Beam Deflection Problem: Determining Slope and Deflection at a Point x on a Beam

[IIan]

Homework Statement

Determine the slope and deflection at the point x on the beam (attached image)

Homework Equations

Bending stiffness equation: EIV'' = M
where E = young's modulus, I = second moment of area, V = deflection, M = moment

The Attempt at a Solution

By taking moments about both supports I have determined the reactions at the left and right supports to be b/(a+b) and a/(a+b) respectively.

Cutting the beam between point x and the right hand support:

EIV'' = M = bx/(a+b) - <x-a> (where <> are macaulay brackets)

EIV' = bx^2/2(a+b) - (<x-a>^2)/2 + A

EIV = bx^3/6(a+b) - (<x-a>^3)/6 + Ax + B

Here's where I get confused:

Using V=0 at the boundary conditions (x=0 and x=a+b) to find the integration constants, B is found to be 0 but A always comes out as a complicated fraction that I can't seem to simplify to get anything sensible.

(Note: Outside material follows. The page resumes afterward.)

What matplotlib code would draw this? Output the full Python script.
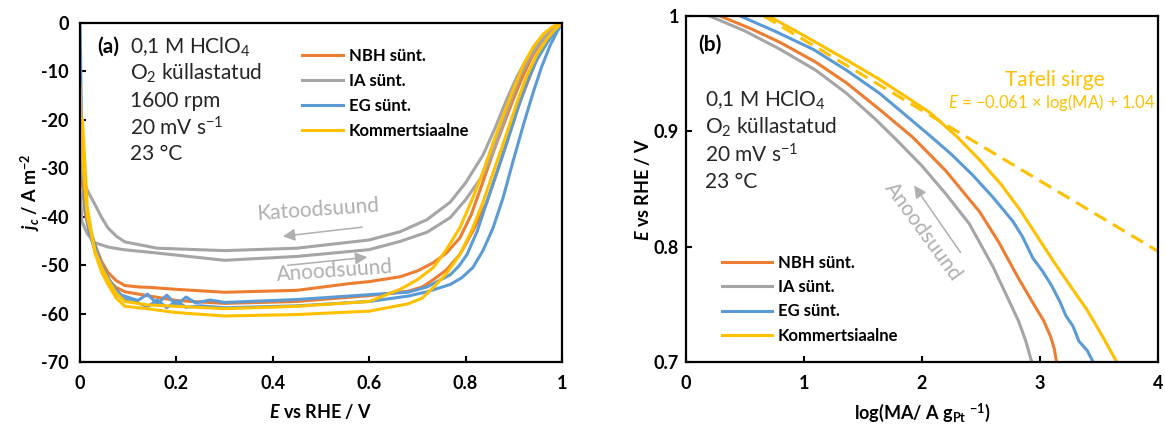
import matplotlib
matplotlib.use("Agg")
import matplotlib.pyplot as plt

plt.rcParams['font.family'] = ['Lato', 'DejaVu Sans']
plt.rcParams['mathtext.fontset'] = 'custom'
plt.rcParams['mathtext.rm'] = 'Lato'
plt.rcParams['mathtext.it'] = 'Lato:italic'
plt.rcParams['mathtext.bf'] = 'Lato:bold'
plt.rcParams['mathtext.bfit'] = 'Lato:italic:bold'
plt.rcParams['axes.unicode_minus'] = False

# colours (Office palette)
ORANGE = '#ED7D31'
GRAY = '#A5A5A5'
BLUE = '#5B9BD5'
YELLOW = '#FFC000'

labels = ['NBH sünt.', 'IA sünt.', 'EG sünt.', 'Kommertsiaalne']

# ---------- (a) polarisation curves, E / V vs j / A m-2 ----------
# NBH
nbh_E1 = [0.0, 0.005, 0.01, 0.02, 0.031, 0.045, 0.058, 0.075, 0.093, 0.12, 0.145, 0.2, 0.3, 0.45, 0.56, 0.6, 0.664,
          0.70, 0.733, 0.76, 0.788, 0.812, 0.836, 0.858, 0.878, 0.90, 0.919, 0.94, 0.961, 0.98, 1.0]
nbh_j1 = [-20, -31, -38, -42.5, -45.8, -49.3, -51.5, -53.2, -54.2, -54.5, -54.6, -55.0, -55.6, -55.2, -53.8, -53.4, -52.4,
          -51.2, -49.5, -47.5, -44.4, -39.5, -32.8, -26.5, -21.2, -15.5, -10.9, -6.5, -3.3, -1.3, 0]
nbh_E2 = [0.0, 0.005, 0.01, 0.02, 0.031, 0.045, 0.058, 0.075, 0.093, 0.14, 0.2, 0.3, 0.45, 0.6, 0.68,
          0.71, 0.733, 0.76, 0.788, 0.815, 0.844, 0.868, 0.892, 0.914, 0.934, 0.95, 0.965, 0.98, 1.0]
nbh_j2 = [-22, -33, -39, -43.5, -46.5, -50.5, -53, -54.6, -55.5, -56.3, -57.3, -57.9, -57.5, -56.3, -55.4,
          -54.5, -53.0, -51.0, -47.8, -43.0, -37, -30, -22.6, -16, -10.9, -6.8, -3.8, -1.6, 0]

# IA
ia_E1 = [0.0, 0.004, 0.015, 0.031, 0.045, 0.058, 0.075, 0.093, 0.16, 0.3, 0.45, 0.6, 0.664,
         0.72, 0.768, 0.80, 0.836, 0.862, 0.886, 0.907, 0.927, 0.95, 0.969, 0.985, 1.0]
ia_j1 = [-26, -31.4, -34.5, -37.5, -40.2, -42.3, -44.0, -45.2, -46.5, -47.0, -46.5, -44.8, -43.1,
         -40.6, -37.0, -33.0, -27.3, -21.5, -15.6, -11.0, -7.4, -4.5, -2.7, -1.2, 0]
ia_E2 = [0.0, 0.004, 0.015, 0.031, 0.06, 0.09, 0.15, 0.3, 0.45, 0.6, 0.664,
         0.72, 0.768, 0.80, 0.836, 0.855, 0.871, 0.892, 0.913, 0.935, 0.954, 0.975, 1.0]
ia_j2 = [-35, -41, -43.5, -45.4, -46.3, -46.8, -47.4, -49.0, -48.2, -46.8, -45.1,
         -43.2, -40.2, -36.5, -31.4, -27, -22.6, -16.5, -10.9, -6.8, -4.0, -1.8, 0]

# EG
eg_E1 = [0.0, 0.003, 0.01, 0.02, 0.031, 0.045, 0.058, 0.072, 0.086, 0.12, 0.14, 0.16, 0.18, 0.2, 0.22, 0.24, 0.27, 0.3,
         0.45, 0.6, 0.68, 0.72, 0.768, 0.786, 0.803, 0.824, 0.844, 0.866, 0.886, 0.907, 0.927, 0.948, 0.969, 0.985, 1.0]
eg_j1 = [0, -20, -37, -42.5, -46, -50, -52.5, -54.8, -56.2, -57.3, -56.0, -58.0, -56.2, -58.2, -56.6, -57.8, -57.2, -57.7,
         -57.1, -56.1, -55.6, -54.5, -52, -50.2, -47.8, -43, -37, -30.5, -24.6, -18, -12.3, -7.6, -4.1, -1.8, 0]
eg_E2 = [0.01, 0.02, 0.031, 0.045, 0.058, 0.075, 0.09, 0.12, 0.14, 0.16, 0.18, 0.2, 0.22, 0.25, 0.3, 0.45, 0.6, 0.68,
         0.72, 0.768, 0.792, 0.815, 0.836, 0.857, 0.878, 0.898, 0.92, 0.94, 0.958, 0.975, 0.99, 1.0]
eg_j2 = [-38, -43.5, -47, -51, -53.5, -55.8, -57.0, -57.8, -58.6, -57.2, -58.8, -57.4, -58.7, -58.4, -58.8, -58.4, -57.5, -56.4,
         -55.5, -54.0, -52.6, -50.5, -47, -42.3, -36, -28.7, -21, -14.4, -9, -4.7, -1.8, 0]

# Kommertsiaalne
kom_E1 = [0.0, 0.005, 0.015, 0.031, 0.045, 0.058, 0.075, 0.093, 0.14, 0.3, 0.45, 0.6, 0.664,
          0.70, 0.733, 0.76, 0.788, 0.812, 0.836, 0.858, 0.878, 0.90, 0.919, 0.94, 0.961, 0.98, 1.0]
kom_j1 = [-13, -28, -40, -47, -50.5, -53, -55.8, -57.5, -58.2, -59.0, -58.5, -57.5, -55.0,
          -53.0, -50.5, -46.8, -42.3, -36.8, -30.8, -24.5, -19.1, -13.5, -8.8, -5.0, -2.3, -0.8, 0]
kom_E2 = [0.005, 0.015, 0.031, 0.045, 0.058, 0.075, 0.093, 0.14, 0.2, 0.3, 0.45, 0.6, 0.68,
          0.71, 0.733, 0.76, 0.788, 0.812, 0.836, 0.862, 0.886, 0.907, 0.927, 0.948, 0.969, 0.985, 1.0]
kom_j2 = [-20, -38, -47.5, -51.5, -54, -56.8, -58.5, -59.0, -59.8, -60.5, -60.2, -59.5, -58.0,
          -56.8, -54.6, -51.8, -47.8, -43, -37, -29.5, -22.6, -16.3, -10.9, -6.5, -3.3, -1.4, 0]

# ---------- (b) Tafel plot, log(MA) vs E ----------
nbh_logMA = [0.29, 0.55, 0.80, 1.1, 1.36, 1.64, 1.92, 2.2, 2.49, 2.65, 2.81, 2.93, 3.03, 3.09, 3.12, 3.14]
nbh_Et = [1.0, 0.989, 0.977, 0.960, 0.942, 0.919, 0.895, 0.866, 0.830, 0.804, 0.774, 0.753, 0.736, 0.722, 0.712, 0.70]
ia_logMA = [0.20, 0.5, 0.80, 1.1, 1.36, 1.6, 1.79, 2.0, 2.2, 2.4, 2.6, 2.72, 2.82, 2.88, 2.93]
ia_Et = [1.0, 0.987, 0.971, 0.953, 0.933, 0.911, 0.892, 0.870, 0.846, 0.820, 0.783, 0.757, 0.735, 0.718, 0.70]
eg_logMA = [0.46, 0.75, 1.08, 1.36, 1.64, 1.85, 2.07, 2.25, 2.43, 2.6, 2.77, 2.85, 2.94, 3.02, 3.1, 3.17, 3.22, 3.28,
            3.33, 3.40, 3.45]
eg_Et = [1.0, 0.987, 0.971, 0.953, 0.933, 0.915, 0.896, 0.880, 0.862, 0.843, 0.822, 0.809, 0.790, 0.779, 0.766, 0.752,
         0.740, 0.731, 0.718, 0.710, 0.70]
kom_logMA = [0.70, 1.0, 1.36, 1.64, 1.85, 2.07, 2.3, 2.49, 2.67, 2.83, 2.97, 3.11, 3.25, 3.40, 3.52, 3.65]
kom_Et = [1.0, 0.983, 0.962, 0.945, 0.931, 0.916, 0.895, 0.875, 0.854, 0.832, 0.810, 0.788, 0.767, 0.745, 0.724, 0.70]
tafel_logMA = [0.66, 4.0]
tafel_E = [1.0, 0.796]

fig = plt.figure(figsize=(11.65, 4.28), dpi=100)
ax1 = fig.add_axes([0.0687, 0.1542, 0.4137, 0.7921])
ax2 = fig.add_axes([0.5888, 0.1542, 0.4052, 0.8084])

LW = 2.2
curves_a = [(nbh_E1, nbh_j1, nbh_E2, nbh_j2, ORANGE),
            (ia_E1, ia_j1, ia_E2, ia_j2, GRAY),
            (eg_E1, eg_j1, eg_E2, eg_j2, BLUE),
            (kom_E1, kom_j1, kom_E2, kom_j2, YELLOW)]
for (e1, j1, e2, j2, c), lab in zip(curves_a, labels):
    ax1.plot(e1, j1, color=c, lw=LW, label=lab, solid_joinstyle='round')
    ax1.plot(e2, j2, color=c, lw=LW, solid_joinstyle='round')

curves_b = [(nbh_logMA, nbh_Et, ORANGE), (ia_logMA, ia_Et, GRAY),
            (eg_logMA, eg_Et, BLUE), (kom_logMA, kom_Et, YELLOW)]
for (x, y, c), lab in zip(curves_b, labels):
    ax2.plot(x, y, color=c, lw=LW, label=lab, solid_joinstyle='round')
ax2.plot(tafel_logMA, tafel_E, color=YELLOW, lw=2.2, ls=(0, (4.5, 2.5)))

ax1.set_xlim(0, 1)
ax1.set_ylim(-70, 0)
ax1.set_xticks([0, 0.2, 0.4, 0.6, 0.8, 1])
ax1.set_xticklabels(['0', '0.2', '0.4', '0.6', '0.8', '1'])
ax1.set_yticks(range(-70, 1, 10))
ax1.set_yticklabels([str(v) for v in range(-70, 1, 10)])
ax1.set_xlabel(r'$\mathbfit{E}$ vs RHE / V', fontsize=13, fontweight='bold')
ax1.set_ylabel(r'$\mathbfit{j}_{\mathbfit{c}}$ / A m$^{\mathbf{-2}}$', fontsize=13, fontweight='bold')
ax1.xaxis.set_label_coords(0.5, -0.118)
ax1.yaxis.set_label_coords(-0.078, 0.5)

ax2.set_xlim(0, 4)
ax2.set_ylim(0.7, 1.0)
ax2.set_xticks([0, 1, 2, 3, 4])
ax2.set_xticklabels(['0', '1', '2', '3', '4'])
ax2.set_yticks([0.7, 0.8, 0.9, 1.0])
ax2.set_yticklabels(['0.7', '0.8', '0.9', '1'])
ax2.set_xlabel(r'log(MA/ A g$_{\mathbf{Pt}}$ $^{\mathbf{-1}}$)', fontsize=13, fontweight='bold')
ax2.set_ylabel(r'$\mathbfit{E}$ vs RHE / V', fontsize=13, fontweight='bold')
ax2.xaxis.set_label_coords(0.5, -0.115)
ax2.yaxis.set_label_coords(-0.071, 0.5)

# axes styling
for ax in (ax1, ax2):
    for s in ax.spines.values():
        s.set_linewidth(1.6)
        s.set_color('black')
    ax.tick_params(direction='in', length=4, width=1.5, labelsize=13)
    ax.tick_params(axis='x', pad=9)
    ax.tick_params(axis='y', pad=8)
ax2.tick_params(axis='y', pad=5)

# legends
leg_kw = dict(frameon=False, borderpad=0, borderaxespad=0, handletextpad=0.35,
              prop={'weight': 'bold', 'size': 12})
ax1.legend(loc='upper left', bbox_to_anchor=(0.461, 0.927), handlelength=2.45, labelspacing=0.55, **leg_kw)
ax2.legend(loc='upper left', bbox_to_anchor=(0.076, 0.31), handlelength=3.0, labelspacing=0.5, **leg_kw)

TEXT = '#262626'
# annotations (a)
ax1.text(0.035, 0.929, '(a)', transform=ax1.transAxes, fontsize=15, fontweight='bold', va='center')
cond_a = ['0,1 M HClO$_4$', 'O$_2$ küllastatud', '1600 rpm', '20 mV s$^{−1}$', '23 °C']
for i, s in enumerate(cond_a):
    ax1.text(0.104, 0.929 - i * 0.079, s, transform=ax1.transAxes, fontsize=15,
             va='center', color=TEXT)

TXTGRAY = '#AFAFAF'
ax1.text(0.494, -38.6, 'Katoodsuund', color=TXTGRAY, fontsize=15,
         ha='center', va='center', rotation=4)
ax1.annotate('', xy=(0.415, -44.1), xytext=(0.591, -42.1),
             arrowprops=dict(arrowstyle='-|>', color=TXTGRAY, lw=1.1, mutation_scale=18))
ax1.text(0.529, -51.3, 'Anoodsuund', color=TXTGRAY, fontsize=15,
         ha='center', va='center', rotation=4)
ax1.annotate('', xy=(0.602, -48.3), xytext=(0.425, -50.1),
             arrowprops=dict(arrowstyle='-|>', color=TXTGRAY, lw=1.1, mutation_scale=18))

# annotations (b)
ax2.text(0.025, 0.916, '(b)', transform=ax2.transAxes, fontsize=15, fontweight='bold', va='center')
cond_b = ['0,1 M HClO$_4$', 'O$_2$ küllastatud', '20 mV s$^{−1}$', '23 °C']
for i, s in enumerate(cond_b):
    ax2.text(0.040, 0.757 - i * 0.079, s, transform=ax2.transAxes, fontsize=15,
             va='center', color=TEXT)
ax2.text(0.782, 0.815, 'Tafeli sirge', transform=ax2.transAxes, color=YELLOW, fontsize=15,
         ha='center', va='center')
ax2.text(0.994, 0.749, r'$\mathit{E}$ = −0.061 × log(MA) + 1.04', transform=ax2.transAxes,
         color=YELLOW, fontsize=12, ha='right', va='center')
ax2.text(2.01, 0.813, 'Anoodsuund', color=TXTGRAY, fontsize=15,
         ha='center', va='center', rotation=-54)
ax2.annotate('', xy=(1.92, 0.855), xytext=(2.34, 0.793),
             arrowprops=dict(arrowstyle='-|>', color=TXTGRAY, lw=1.1, mutation_scale=18))

# make sure the tick labels come out bold (set after the ticks exist)
fig.canvas.draw()
for ax in (ax1, ax2):
    for t in ax.get_xticklabels() + ax.get_yticklabels():
        t.set_fontweight('bold')

fig.savefig('out.png', dpi=100)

I know the final answers are supposed to be: V' = (ab/3)((a-b)/(a+b))
and V =-a^2b^2/3(a+b)


I have worked through the question several times and I can't figure out where I'm going wrong so any help would be much appreciated.

 

[pongo38]

Have you checked your complicated expression for "A" by putting a=b and setting the gradient to zero at the centre? It is no guarantee if it is correct, but, if it is incorrect in this special case, then it will be incorrect more generally.